Baso Liben () is one of the woredas in the Amhara Region of Ethiopia. A triangular-shaped district at the southernmost point of the Misraq Gojjam Zone, Baso Liben is bordered on the south by a bend of the Blue Nile river which separates it from the Oromia Region, on the northwest by the Chamwaga river which separates it from Gozamn, and on the northeast by Aneded. The major town in Baso Liben is Yejube.

Rivers in Baso Liben include the Yada, and the Sens which is a tributary of the Chamwaga. Several fords have been used since time immemorial to cross the Blue Nile from Baso Liben into the Guduru and Cheliya woredas in the Oromia Region, which are, in order flowing downriver: the Balanti, Malka, Malka Kuki, Malka Fursi, and Malka Yekatel.

Demographics
Based on the 2007 national census conducted by the Central Statistical Agency of Ethiopia (CSA), the woreda has a total population of 138,332, an increase of 22.74% from  the 1994 census, of whom 68,034 are men and 70,298 women; 6,439 or 4.65% are urban inhabitants. With an area of 1,118.56 square kilometers, Baso Liben has a population density of 123.67, which is less than the Zones' average of 153.8 persons per square kilometer. A total of 31,760 households were counted in this woreda, resulting in an average of 4.36 persons to a household, and 31,200 housing units. The majority of the inhabitants practiced Ethiopian Orthodox Christianity, with 99.09% reporting that as their religion.
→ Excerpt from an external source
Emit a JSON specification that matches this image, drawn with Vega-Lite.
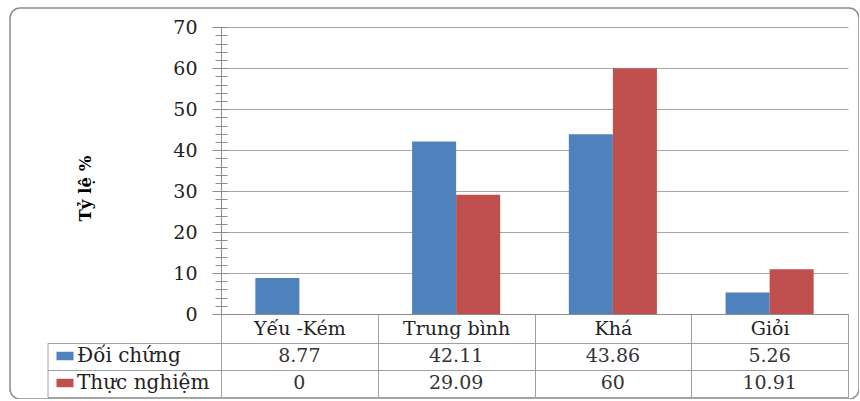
{
  "$schema": "https://vega.github.io/schema/vega-lite/v6.json",
  "width": 849,
  "height": 391,
  "autosize": {"type": "none"},
  "padding": {"left": 10, "top": 8, "right": 0, "bottom": 0},
  "background": "white",
  "datasets": {
    "scores": [
      {"category": "Yếu -Kém", "series": "Đối chứng", "value": 8.77},
      {"category": "Trung bình", "series": "Đối chứng", "value": 42.11},
      {"category": "Khá", "series": "Đối chứng", "value": 43.86},
      {"category": "Giỏi", "series": "Đối chứng", "value": 5.26},
      {"category": "Yếu -Kém", "series": "Thực nghiệm", "value": 0},
      {"category": "Trung bình", "series": "Thực nghiệm", "value": 29.09},
      {"category": "Khá", "series": "Thực nghiệm", "value": 60},
      {"category": "Giỏi", "series": "Thực nghiệm", "value": 10.91}
    ]
  },
  "data": {"name": "scores"},
  "layer": [
    {
      "mark": {"type": "bar"},
      "encoding": {
        "x": {
          "field": "category",
          "type": "nominal",
          "sort": ["Yếu -Kém", "Trung bình", "Khá", "Giỏi"],
          "scale": {"type": "band", "range": [211, 838], "paddingInner": 0, "paddingOuter": 0},
          "axis": {
            "orient": "bottom",
            "offset": -85,
            "title": null,
            "grid": false,
            "tickBand": "extent",
            "tickSize": 83,
            "tickColor": "#a0a0a0",
            "domainColor": "#8c8c8c",
            "labelAngle": 0,
            "labelFont": "DejaVu Serif",
            "labelFontSize": 19,
            "labelColor": "#222222",
            "labelBaseline": "middle",
            "labelPadding": -68.5
          }
        },
        "xOffset": {
          "field": "series",
          "type": "nominal",
          "sort": ["Đối chứng", "Thực nghiệm"],
          "scale": {"paddingInner": 0, "paddingOuter": 0.78}
        },
        "y": {
          "field": "value",
          "type": "quantitative",
          "scale": {"domain": [0, 70], "range": [306, 19.3], "nice": false, "zero": true},
          "axis": {
            "orient": "left",
            "offset": -211,
            "values": [0, 10, 20, 30, 40, 50, 60, 70],
            "tickSize": 9,
            "tickColor": "#8c8c8c",
            "domainColor": "#8c8c8c",
            "grid": true,
            "gridColor": "#a6a6a6",
            "labelFont": "DejaVu Serif",
            "labelFontSize": 19,
            "labelColor": "#222222",
            "labelPadding": 15,
            "title": "Tỷ lệ %",
            "titleFont": "DejaVu Serif",
            "titleFontWeight": "bold",
            "titleFontSize": 16.5,
            "titleColor": "#000000",
            "titlePadding": 79,
            "titleY": 180
          }
        },
        "color": {
          "field": "series",
          "type": "nominal",
          "scale": {"domain": ["Đối chứng", "Thực nghiệm"], "range": ["#4F81BD", "#C0504D"]},
          "legend": {
            "orient": "none",
            "legendX": 45,
            "legendY": 338,
            "title": null,
            "direction": "vertical",
            "symbolType": "M-1,-0.5H1V0.5H-1Z",
            "symbolSize": 289,
            "symbolStrokeWidth": 0,
            "labelFont": "DejaVu Serif",
            "labelFontSize": 20,
            "labelColor": "#222222",
            "labelOffset": 2,
            "rowPadding": 7,
            "padding": 0
          }
        }
      }
    },
    {
      "mark": {"type": "point", "opacity": 0},
      "encoding": {
        "y": {
          "field": "value",
          "type": "quantitative",
          "scale": {"domain": [0, 70], "range": [306, 19.3], "nice": false, "zero": true},
          "axis": {
            "orient": "left",
            "offset": -217,
            "values": [0, 2, 4, 6, 8, 10, 12, 14, 16, 18, 20, 22, 24, 26, 28, 30, 32, 34, 36, 38, 40, 42, 44, 46, 48, 50, 52, 54, 56, 58, 60, 62, 64, 66, 68, 70],
            "tickSize": 12,
            "tickColor": "#8c8c8c",
            "domain": false,
            "labels": false,
            "grid": false,
            "title": null
          }
        }
      }
    },
    {
      "mark": {"type": "text", "font": "DejaVu Serif", "fontSize": 19, "color": "#333333", "baseline": "middle"},
      "encoding": {
        "x": {"field": "category", "type": "nominal", "sort": ["Yếu -Kém", "Trung bình", "Khá", "Giỏi"]},
        "y": {
          "field": "series",
          "type": "nominal",
          "sort": ["Đối chứng", "Thực nghiệm"],
          "scale": {"type": "band", "range": [334.7, 389], "paddingInner": 0, "paddingOuter": 0},
          "axis": {
            "orient": "left",
            "offset": -37.5,
            "tickBand": "extent",
            "tickSize": -800.5,
            "tickColor": "#a0a0a0",
            "domainColor": "#a0a0a0",
            "labels": false,
            "grid": false,
            "title": null
          }
        },
        "text": {"field": "value", "type": "quantitative", "format": ""}
      }
    }
  ],
  "resolve": {"scale": {"y": "independent"}, "axis": {"y": "independent"}},
  "config": {
    "font": "DejaVu Serif",
    "view": {"stroke": "#8c8c8c", "strokeWidth": 1.5, "cornerRadius": 10}
  }
}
The 1994 national census reported a total population for this woreda of 112,707 in 24,320 households, of whom 56,339 were men and 56,368 were women; 3,747 or 3.32% of its population were urban dwellers. The largest ethnic group reported in Baso Liben was the Amhara (99.91%). The majority of the inhabitants practiced Ethiopian Orthodox Christianity, with 98.59% reporting that as their religion, while 1.33% were Muslim. However, Charles Beke, who travelled through this area in 1842, states that groups of Oromos had settled in this part of Gojjam, the names of their tribes becoming the names of these districts.

Economy

The woreda is known for its abundant production of different agricultural products (cereals) including wheat, teff, maize, barley and sesame (in the Kola part of the woreda). it is one of the woredas in the zone with surplus production of wheat and teff which are the main trading activities in the area. Many traders collect these commodities from the farmers, sell to the big markets and purchase other consumer products like cloth for the society. Apart from agriculture and trading there are small industrial activity, industrial products include floor, plastic and small scale iron work. The only service sector economy in the woreda are Transand and small hotels.